Denham's lower primary numbers could point to trouble with conservative base

U.S. Representative Jeff Denham arrives at his polling place with his wife Sonia in Turlock.
U.S. Representative Jeff Denham arrives at his polling place with his wife Sonia in Turlock. pguerra@modbee.com

Rep. Jeff Denham, R-Calif., won his primary Tuesday — but with 37.7 percent.

He did finish well ahead of Josh Harder, a Democrat who took about 16 percent of the vote and ran second, narrowly scraping past Republican Ted Howze.

But Denham's total was 10 points lower than his 2016 primary vote, and 20 points less than his 2014 primary showing.

Denham, considered a vulnerable Republican since Democratic presidential candidate Hillary Clinton won his district in 2016, generally has to perform a balancing act between conservatives and centrists.

Democrats say that's gotten a lot harder in the age of President Donald Trump, but Republicans publicly shrugged off the lower numbers, dismissing Harder as an easy candidate for Denham to defeat in November.

"Historically, Denham has always been a top target, but he's squeaked by," said John Vigna, communications director for the California Democratic Party. "This year is genuinely different, because for Democrats it's not just about defeating Denham, it's about taking back the House."

Drew Godinich, spokesman for the Democratic Congressional Campaign Committee, called Tuesday's result Denham's "weakest performance yet."

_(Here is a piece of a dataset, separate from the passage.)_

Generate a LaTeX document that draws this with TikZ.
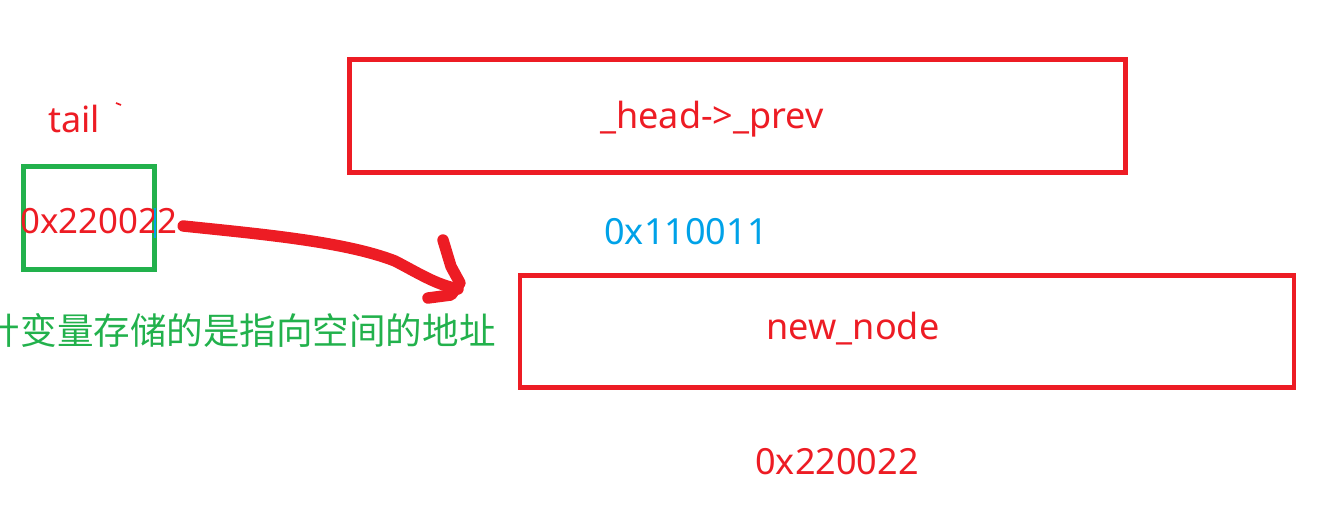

Republicans countered that all the Democratic candidates combined still hadn't hit a majority in the district.

The combined Republican vote tops 50 there, and Dems just nominated a Bay Area investment banker who is far too liberal for the district," said Jack Pandol, a spokesman for the National Republican Congressional Committee. "We have every reason to be confident in the 10th."

U.S. Rep. Jeff Denham and his wife, Sonia, vote in the Primary Election on Tuesday, June 5, 2018.

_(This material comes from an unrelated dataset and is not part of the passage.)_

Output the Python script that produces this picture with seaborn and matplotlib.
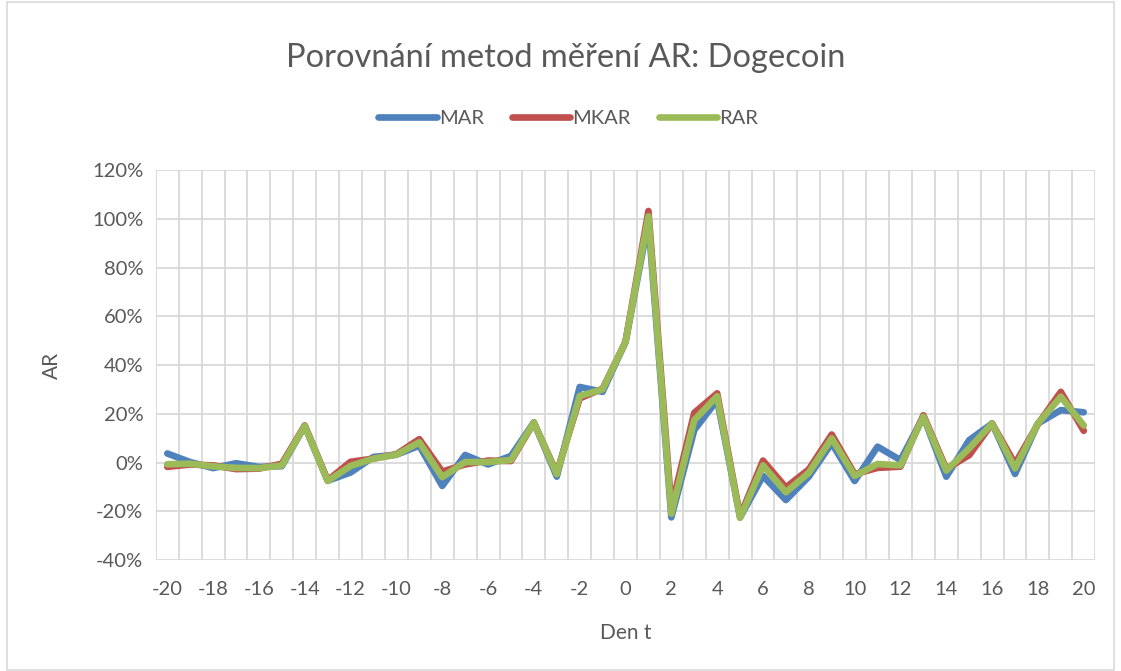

Harder grew up in Turlock but is painted as an out-of-touch resident of San Francisco by his opponents due to his former career as a venture capitalist. He now teaches business at Modesto Junior College.

Denham said Wednesday that between him and Howze, he was encouraged by Republican turnout in the district. But Democrats said Howze's support is a sign that Denham's careful "threading the needle" to appeal to both centrists and a conservative base is going to get harder for him.

Howze attacked Denham during the campaign for pushing a vote on immigration that would provide a special pathway to citizenship for certain immigrants known as Dreamers.

"This isn't going to help him with Democrats, because it isn't just about him — they want to take back the House," Vigna said, referring to the immigration push. "But it does alienate his base."

Joshua Whitfield, Denham's campaign manager, said while Howze and others employed a "scare tactics campaign" based on the push for immigration action, he believed there would be more opportunities to educate conservative voters before November, and they would come around.

The vast majority of voters in the district "understand this is a broken immigration system that needs to be fixed, no matter what ultra-conservative websites say," he said.

"The bottom line is, there is not one sign of the blue wave in the 10th Congressional District," Whitfield said.